FXStreet (Guatemala) – USD/JPY has been drifting to the downside from the highs of 118.64 overnight. There is an air of caution in the markets still around the price of oil commodities in general, China and on a week that brings us the BoJ.
The strength of the yen has been of some concern due to its rapid acceleration of late and an easing bias is favored given the price of oil and Kuroda on Saturday, in an event in Davos, BoJ Governor said that the BoJ “won’t hesitate adjusting policy, including easing policy, if necessary to achieve our 2 percent price target”.

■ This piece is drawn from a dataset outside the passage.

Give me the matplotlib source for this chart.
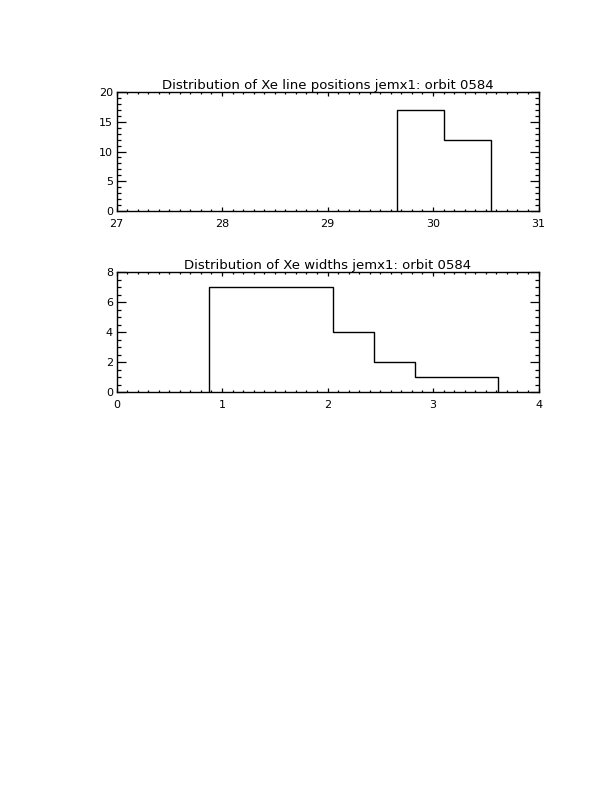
import matplotlib
matplotlib.use("Agg")
import matplotlib.pyplot as plt
from matplotlib.ticker import MultipleLocator

# Data: histogram outlines (bin edges and counts)
pos_edges = [29.66, 30.10, 30.55]
pos_counts = [17, 12]
pos_title = "Distribution of Xe line positions jemx1: orbit 0584"

wid_edges = [0.877, 2.051, 2.444, 2.832, 3.619]
wid_counts = [7, 4, 2, 1]
wid_title = "Distribution of Xe widths jemx1: orbit 0584"

plt.rcParams['font.family'] = ['DejaVu Sans']
fig = plt.figure(figsize=(6.12, 7.92), dpi=100)

W, H = 612.0, 792.0
left, right = 116.5, 538.5

def make_ax(top, bottom):
    return fig.add_axes([left / W, 1 - bottom / H, (right - left) / W, (bottom - top) / H])

ax1 = make_ax(92, 211)
ax2 = make_ax(272, 392)

def style(ax, xlim, ylim, xmaj, xmin, ymaj, ymin, title):
    ax.set_xlim(*xlim)
    ax.set_ylim(*ylim)
    ax.xaxis.set_major_locator(MultipleLocator(xmaj))
    ax.xaxis.set_minor_locator(MultipleLocator(xmin))
    ax.yaxis.set_major_locator(MultipleLocator(ymaj))
    ax.yaxis.set_minor_locator(MultipleLocator(ymin))
    ax.tick_params(axis='both', which='both', direction='in', top=True, right=True,
                   colors='black', labelsize=8, width=0.9)
    ax.tick_params(axis='x', which='major', length=3.0, pad=5.5)
    ax.tick_params(axis='x', which='minor', length=1.5)
    ax.tick_params(axis='y', which='major', length=6.5, pad=2.5)
    ax.tick_params(axis='y', which='minor', length=3.2)
    for sp in ax.spines.values():
        sp.set_linewidth(1.0)
        sp.set_color('black')
    ax.set_title(title, fontsize=9.5, pad=1.5)

ax1.stairs(pos_counts, pos_edges, baseline=0, fill=False, color='black', linewidth=1.0)
style(ax1, (27, 31), (0, 20), 1, 0.1, 5, 1, pos_title)

ax2.stairs(wid_counts, wid_edges, baseline=0, fill=False, color='black', linewidth=1.0)
style(ax2, (0, 4), (0, 8), 1, 0.1, 2, 0.5, wid_title)

fig.savefig("out.png", dpi=100, facecolor='white')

For the day ahead there is little of note although of course China will be on the minds of the market. Kuroda was also reported saying that there have been reports China should consider tightening capital controls while trying to stabilize the capital outflows will be one huge task at the hands of the PBoC. Reports form HK today are that the PBoC has asked the bank of china to increase the interest rate on yuan to try and discourage shorting the yuan with tom-next less cost effective in the fx space for sellers. We await today’s fix and the Chinese stock opening.
USD/JPY levels
Meanwhile, Valeria Bednarik, chief analyst at FXStreet explained, “In the 4 hours chart, the Momentum indicator continues retreating from overbought readings, while the RSI heads slightly lower, but around 60. The 118.90 stands for the 38.2% retracement of the 123.54/115.96 decline, and it would take a clear break above it to confirm a continued advance during the upcoming sessions, up to 119.70.”